Semana tras semana vemos las mismas imágenes repetidas en rostros diferentes flotando por la nebulosa de las redes sociales. Un intento de atraco en el sistema de transporte público, algo que sale mal por un cálculo fallido del agresor y la tromba enfurecida que se vuelve contra él. Lo demás son solo segundos de ira pura, de furia contenida que revientan con violencia frente a las lentes prestas de los usuarios. Entonces todo es caos e impunidad, un delito individual que se frustra cometiendo otro en masa, es la justicia del tumulto. Una rara especie de coraje esporádico y contagioso, alimentado de las experiencias pasadas de víctimas de robos que en nombre de alguna ley universal inexistente quieren devolver el orden al sistema.
Que esta semana la policía haya revelado la alarmante cifra de 600 linchamientos evitados, tiene una doble forma de interpretarse. Por un lado, bravo por la policía que contra todo pronóstico parece cumplir con sus funciones constitucionales, mientras que por el otro, preocupa en enorme medida que ese número se dispare hasta el techo si se le agregan aquellos que no lograron detenerse a tiempo y los que definitivamente nunca se reportaron.
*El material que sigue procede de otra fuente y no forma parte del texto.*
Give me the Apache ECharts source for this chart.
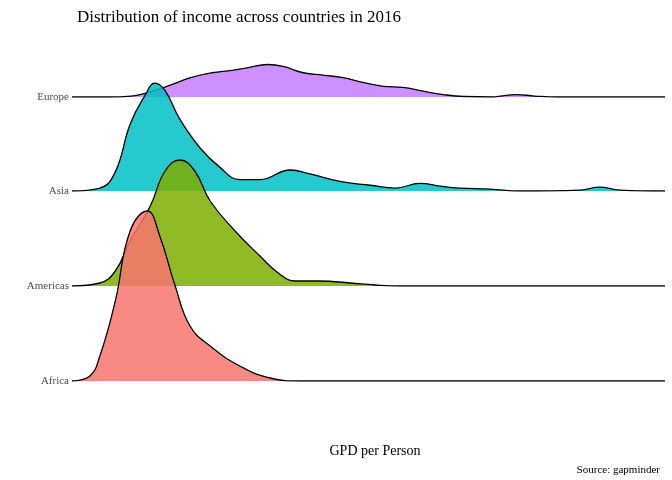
<!DOCTYPE html>
<html><head><meta charset="utf-8">
<script src="https://cdn.jsdelivr.net/npm/echarts@6/dist/echarts.min.js"></script>
<style>html,body{margin:0;background:#fff}#c{width:672px;height:480px}</style></head>
<body><div id="c"></div>
<script>
const categories = ['Europe','Asia','Americas','Africa'];
const colors = ['#C77CFF','#00BFC4','#7CAE00','#F8766D'];
// x: position along GDP axis (0-100 relative scale), h: ridge height (scaled density)
const europeX = [0,6,10,13,16.7,20,23.6,27,29.5,33,35.6,39,42.3,45.7,49,52.5,55.8,59.2,62.6,66,71,72.2,75,78,82,100];
const europeH = [0,0,2,10,25,40,50,55,60,67,63,50,45,40,30,22,20,12,5,1,0,2,5,2,0,0];
const asiaX = [0,4.7,7.3,9.8,12.3,14,15.7,18.2,21.6,24.9,28.3,31.7,36.8,40.1,45.2,50.3,54.5,58.7,62.1,65.4,70.5,75.5,85.7,89,92.4,100];
const asiaH = [0,3,20,70,100,113,105,75,45,25,12,12,22,18,10,6,3,8,5,3,2,0,1,4,1,0];
const americasX = [0,4.7,7.3,9.8,13.2,15.7,18.2,20.7,23.3,27.5,31.7,35,37.6,41.8,46.9,51.1,55.3,100];
const americasH = [0,3,15,45,80,115,126,115,85,55,30,12,5,5,3,1,0,0];
const africaX = [0,3,4.7,7.3,9.8,12.7,14.8,17.4,19.9,23.3,28.3,33.4,38.4,100];
const africaH = [0,5,25,80,150,170,145,95,55,35,15,3,0,0];
const seriesX = [europeX, asiaX, americasX, africaX];
const seriesH = [europeH, asiaH, americasH, africaH];

const baselines = [97,191,286,381];
const H = 200;
const grids=[],xAxes=[],yAxes=[],series=[];
categories.forEach((name,i)=>{
  grids.push({left:72,right:7,bottom:480-baselines[i],height:H});
  xAxes.push({gridIndex:i,type:'value',min:0,max:100,show:false});
  yAxes.push({gridIndex:i,type:'value',min:0,max:H,interval:H,splitLine:{show:false},axisLine:{show:false},axisTick:{show:false},
    axisLabel:{formatter:v=>v===0?name:'',fontFamily:'Liberation Serif',fontSize:11,color:'#4d4d4d',margin:3}});
  series.push({type:'line',xAxisIndex:i,yAxisIndex:i,data:seriesX[i].map((x,j)=>[x,seriesH[i][j]]),
    smooth:0.45,symbol:'none',lineStyle:{color:'#000',width:1.3},
    areaStyle:{color:colors[i],opacity:0.85},z:2+i});
});
const chart=echarts.init(document.getElementById('c'));
chart.setOption({animation:false,
  title:[{text:'Distribution of income across countries in 2016',left:72,top:4,textStyle:{fontFamily:'Liberation Serif',fontSize:17,fontWeight:'normal',color:'#000'}},
    {text:'GPD per Person',left:370,top:439,textAlign:'center',textStyle:{fontFamily:'Liberation Serif',fontSize:14,fontWeight:'normal',color:'#000'}},
    {text:'Source: gapminder',right:7,top:460,textStyle:{fontFamily:'Liberation Serif',fontSize:11,fontWeight:'normal',color:'#000'}}],
  grid:grids,xAxis:xAxes,yAxis:yAxes,series});
</script></body></html>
La impotencia es el motor fundamental de esta alarmante realidad que todos los días parece coger fuerza gracias a los gestos de aprobación en los videos que se dan a conocer a la opinión pública.
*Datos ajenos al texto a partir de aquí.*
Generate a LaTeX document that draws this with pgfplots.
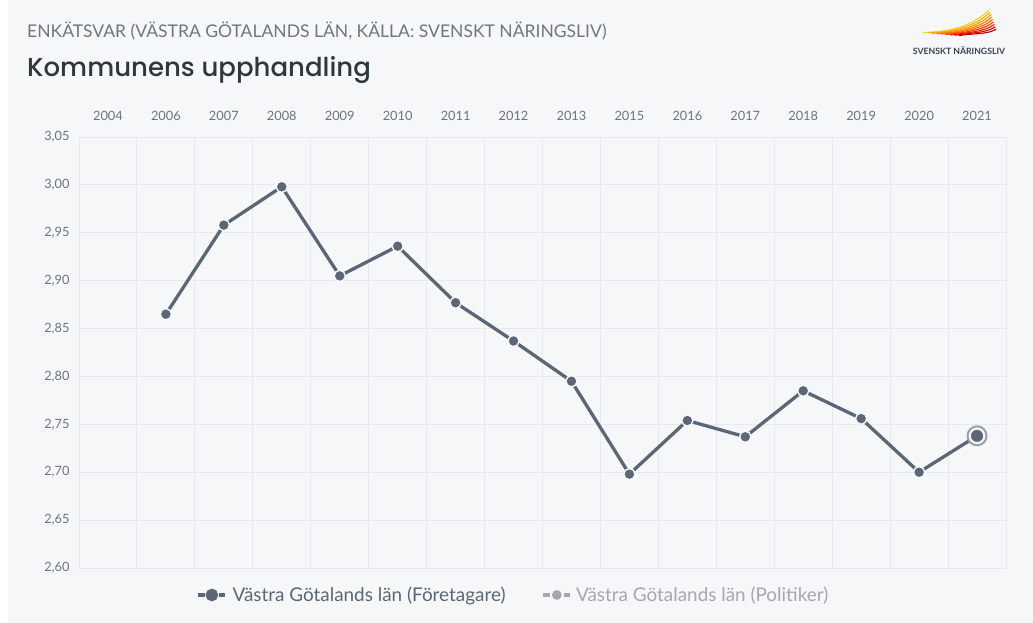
\documentclass[border=0pt]{standalone}
\usepackage{fontspec}
\setmainfont{Lato}
\newfontfamily\titlefont{Poppins}[UprightFont=*-Medium]
\usepackage{pgfplots}
\pgfplotsset{compat=1.18}
\definecolor{bg}{HTML}{F6F7F9}
\definecolor{gridc}{HTML}{E6E9ED}
\definecolor{linec}{HTML}{5B6776}
\definecolor{tickc}{HTML}{6B7480}
\definecolor{sub}{HTML}{6E7781}
\definecolor{ttl}{HTML}{2F3640}
\definecolor{polc}{HTML}{A4A8AD}
\definecolor{halo}{HTML}{9AA1A9}
\definecolor{logotxt}{HTML}{3A4250}
\begin{document}
\begin{tikzpicture}[x=1pt,y=1pt]
\useasboundingbox (0,0) rectangle (1033,623);
\fill[white] (0,0) rectangle (1033,623);
\fill[bg] (8,0) rectangle (1033,623);
% titles
\node[anchor=base west, inner sep=0, text=sub, font=\fontsize{17.5}{19}\selectfont] at (27,585) {ENKÄTSVAR (VÄSTRA GÖTALANDS LÄN, KÄLLA: SVENSKT NÄRINGSLIV)};
\node[anchor=base west, inner sep=0, text=ttl, font=\titlefont\fontsize{26}{28}\selectfont] at (27,546) {Kommunens upphandling};
% logo (decoration)
\foreach \i/\c in {0/yellow!70!orange,1/yellow!40!orange,2/orange!80!yellow,3/orange,4/orange!80!red,5/orange!50!red,6/red!80!orange,7/red!90!black,8/red!70!black}{
  \draw[\c, line width=1.1pt] (923+\i*4.5, 590.5-\i*0.4) .. controls (958+\i*1.5, 591.5-\i*0.2) and (975+\i*1.5,600-\i*1.5) .. (989+\i*0.9, 613-\i*2.4);
}
\node[anchor=center, inner sep=0, text=logotxt, font=\bfseries\fontsize{8.7}{9}\selectfont] at (959,572) {SVENSKT NÄRINGSLIV};
\begin{axis}[
  at={(79pt,55pt)}, anchor=south west,
  width=927pt, height=431pt, scale only axis,
  xmin=-0.5, xmax=15.5, ymin=2.6, ymax=3.05,
  xtick={0,...,15},
  xticklabels={2004,2006,2007,2008,2009,2010,2011,2012,2013,2015,2016,2017,2018,2019,2020,2021},
  xticklabel pos=upper,
  minor xtick={-0.5,0.5,1.5,2.5,3.5,4.5,5.5,6.5,7.5,8.5,9.5,10.5,11.5,12.5,13.5,14.5,15.5},
  xminorgrids,
  ytick={2.6,2.65,2.7,2.75,2.8,2.85,2.9,2.95,3.0,3.05},
  ymajorgrids,
  major tick length=0pt, minor tick length=0pt,
  axis line style={draw=none},
  grid style={gridc, line width=0.9pt},
  minor grid style={gridc, line width=0.9pt},
  tick label style={font=\fontsize{12.8}{14}\selectfont, text=tickc},
  xticklabel style={yshift=13pt},
  yticklabel style={xshift=-6pt, /pgf/number format/.cd, fixed, fixed zerofill, precision=2, use comma, assume math mode=true},
  clip=false,
  legend style={at={(axis description cs:0.5,0)}, anchor=center, xshift=-29pt, yshift=-27pt, draw=none, fill=none,
    font=\fontsize{18.9}{22}\selectfont, legend columns=2,
    /tikz/every even column/.append style={column sep=34pt}},
  legend cell align=left,
]
\addplot[linec, line width=3.3pt, mark=*, mark size=5.6pt,
  mark options={fill=linec, draw=bg, line width=1.4pt},
  legend image code/.code={
    \draw[line width=3.5pt] (-11pt,0pt) -- (-4.7pt,0pt);
    \draw[line width=3.5pt] (9.7pt,0pt) -- (16pt,0pt);
    \fill (2.5pt,0pt) circle (4.6pt);
    \path (19.5pt,0pt);}
] coordinates {
(1,2.865) (2,2.958) (3,2.998) (4,2.905) (5,2.936) (6,2.877) (7,2.837) (8,2.795)
(9,2.698) (10,2.754) (11,2.737) (12,2.785) (13,2.756) (14,2.700) (15,2.738)
};
\addlegendentry{\textcolor{linec}{Västra Götalands län (Företagare)}}
\addlegendimage{polc, legend image code/.code={
    \draw[line width=3.5pt] (-11pt,0pt) -- (-4.7pt,0pt);
    \draw[line width=3.5pt] (9.7pt,0pt) -- (16pt,0pt);
    \fill (2.5pt,0pt) circle (4.6pt);
    \path (19.5pt,0pt);}}
\addlegendentry{\textcolor{polc}{Västra Götalands län (Politiker)}}
\addplot[only marks, mark=*, mark size=9.5pt, mark options={fill=bg, draw=halo, line width=2pt}, forget plot] coordinates {(15,2.738)};
\addplot[only marks, mark=*, mark size=5.8pt, mark options={fill=linec, draw=linec}, forget plot] coordinates {(15,2.738)};
\end{axis}
\end{tikzpicture}
\end{document}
¿Pero exactamente cómo palpita el corazón de un linchamiento? La cosa inicia con la frustración de un sistema punitivo en crisis que no resiste una desilusión más. Cuando las fuerzas del estado que administran justicia hacen cortocircuito y no logran transmitir la sensación de seguridad que la gente demanda, es cuando se desarrollan los mecanismos naturales de auto preservación que llevan a cientos a hacer lo que ellos ven que las autoridades no hacen por ellos. No basta con que el director de la policía salga en todas las pantallas a pedirle a la ciudadanía que se porte bien, es mandatorio que su entidad haga sentir su peso y dé a entender con hechos contundentes y velocidad de respuesta que estará allí.
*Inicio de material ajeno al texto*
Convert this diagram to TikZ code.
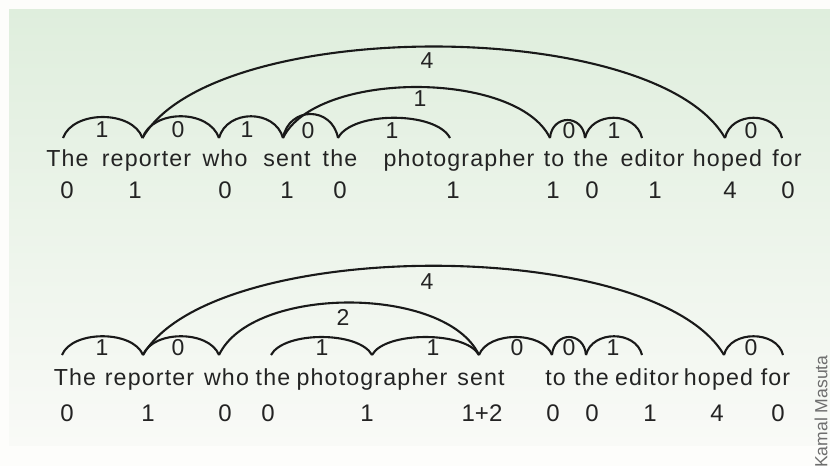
\documentclass[tikz,border=0pt]{standalone}
\usepackage{fontspec}
\setmainfont{Liberation Sans}
\newfontfamily\wordfont[LetterSpace=5]{Liberation Sans}
\definecolor{bgtop}{RGB}{223,238,221}
\definecolor{bgbot}{RGB}{249,250,247}
\definecolor{paper}{RGB}{253,253,251}
\definecolor{txt}{RGB}{35,35,35}
\definecolor{credit}{RGB}{110,110,110}
\tikzset{
  word/.style={font=\wordfont\fontsize{11.6}{13}\selectfont, text=txt, inner sep=0pt, anchor=base},
  count/.style={font=\fontsize{12}{14}\selectfont, text=txt, inner sep=0pt},
  arclabel/.style={font=\fontsize{11.5}{13}\selectfont, text=txt, inner sep=0pt},
  arcline/.style={draw=black!90, line width=1.05pt},
}
% arc between two named points: #3 = horizontal pull, #4 = control height
\newcommand\linkarc[4]{\draw[arcline] (#1) .. controls +(#3,-#4) and +(-#3,-#4) .. (#2);}
\begin{document}
\begin{tikzpicture}[x=0.5pt,y=-0.5pt]
\useasboundingbox (0,0) rectangle (830,466);
\fill[paper] (0,0) rectangle (830,466);
\shade[top color=bgtop, bottom color=bgbot] (9,9) rectangle (830,445);

% ---------- first sentence ----------
\node[word] (a1)  at (67.5,166) {The};
\node[word] (a2)  at (146.5,166) {reporter};
\node[word] (a3)  at (225,166) {who};
\node[word] (a4)  at (287,166) {sent};
\node[word] (a5)  at (340,166) {the};
\node[word] (a6)  at (459,166) {photographer};
\node[word] (a7)  at (554,166) {to};
\node[word] (a8)  at (591,166) {the};
\node[word] (a9)  at (652.5,166) {editor};
\node[word] (a10) at (727.5,166) {hoped};
\node[word] (a11) at (787,166) {for};

\foreach \x/\v [count=\i] in {67/0,135/1,225/0,287/1,340/0,453/1,553/1,592/0,655/1,730/4,788/0}
  \node[count] (na\i) at (\x,190) {\v};

\foreach \x [count=\i from 0] in {63,142.5,219,283,338,450,550,585,642,725,782}
  \coordinate (p\i) at (\x,138);

\linkarc{p0}{p1}{10}{28}
\linkarc{p1}{p2}{10}{29}
\linkarc{p2}{p3}{8}{29}
\linkarc{p3}{p4}{6}{32}
\linkarc{p4}{p5}{14}{27}
\linkarc{p6}{p7}{2}{24}
\linkarc{p7}{p8}{6}{27}
\linkarc{p9}{p10}{6}{27}
\linkarc{p1}{p9}{70}{122}
\linkarc{p3}{p6}{33}{68}

\node[arclabel] (la1) at (102,130) {1};
\node[arclabel] (la2) at (178,130) {0};
\node[arclabel] (la3) at (247,130) {1};
\node[arclabel] (la4) at (308,131) {0};
\node[arclabel] (la5) at (392,131) {1};
\node[arclabel] (la6) at (569,131) {0};
\node[arclabel] (la7) at (614,131) {1};
\node[arclabel] (la8) at (751,131) {0};
\node[arclabel] (la9) at (427,61) {4};
\node[arclabel] (la10) at (420,99) {1};

% ---------- second sentence ----------
\node[word] (b1)  at (75,385) {The};
\node[word] (b2)  at (149.5,385) {reporter};
\node[word] (b3)  at (226.5,385) {who};
\node[word] (b4)  at (273,385) {the};
\node[word] (b5)  at (372,385) {photographer};
\node[word] (b6)  at (481,385) {sent};
\node[word] (b7)  at (555.5,385) {to};
\node[word] (b8)  at (591.5,385) {the};
\node[word] (b9)  at (647,385) {editor};
\node[word] (b10) at (718.5,385) {hoped};
\node[word] (b11) at (775.5,385) {for};

\foreach \x/\v [count=\i] in {67/0,148/1,225/0,268/0,367/1,482/1+2,553/0,592/0,650/1,717/4,778/0}
  \node[count] (nb\i) at (\x,413) {\v};

\foreach \x [count=\i from 0] in {62,143,219,271,372,479,552,586,642,724,783}
  \coordinate (q\i) at (\x,355);

\linkarc{q0}{q1}{10}{25}
\linkarc{q1}{q2}{10}{25}
\linkarc{q3}{q4}{13}{24}
\linkarc{q4}{q5}{13}{24}
\linkarc{q5}{q6}{9}{24}
\linkarc{q6}{q7}{2}{24}
\linkarc{q7}{q8}{6}{25}
\linkarc{q9}{q10}{6}{25}
\linkarc{q1}{q9}{70}{119}
\linkarc{q2}{q5}{33}{70}

\node[arclabel] (lb1) at (102,348) {1};
\node[arclabel] (lb2) at (178,348) {0};
\node[arclabel] (lb3) at (322,348) {1};
\node[arclabel] (lb4) at (433,348) {1};
\node[arclabel] (lb5) at (517,348) {0};
\node[arclabel] (lb6) at (569,348) {0};
\node[arclabel] (lb7) at (613,348) {1};
\node[arclabel] (lb8) at (751,348) {0};
\node[arclabel] (lb9) at (427,282) {4};
\node[arclabel] (lb10) at (343,317) {2};

% photo credit, set upright along the right edge
\node[font=\fontsize{8.8}{10}\selectfont, text=credit, inner sep=0pt, rotate=90, anchor=east] (credit) at (821,355) {Kamal Masuta};
\end{tikzpicture}
\end{document}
Como una fiebre, la proliferación de este tipo de acciones, a pesar de ser ilegales e injustificables frente a la lógica constitucional que rige nuestra sociedad, son síntomas útiles que nos hacen entender que algo no marcha como debería. Una contingencia de la que se puede rescatar resultados útiles que nos permitan entender que los números y los fríos datos que tanto aman mostrar las autoridades como indicadores de seguridad, tienen que ir acompañados del respaldo del público para que tengan la legitimidad suficiente que requieren.
Los linchamientos no pasan de ser una enfermedad que debe ser erradicada del transporte público colombiano, pero como cualquier vacuna es analizando la misma enfermedad donde lograremos localizar la cura que nos permita inocularnos contra esta patología que de momento parece estar convirtiéndose en una epidemia contagiosa.
Obiter Dictum: Tal parece que la reelección presidencial les parece mala a todos, menos para quien quiere ser reelegido.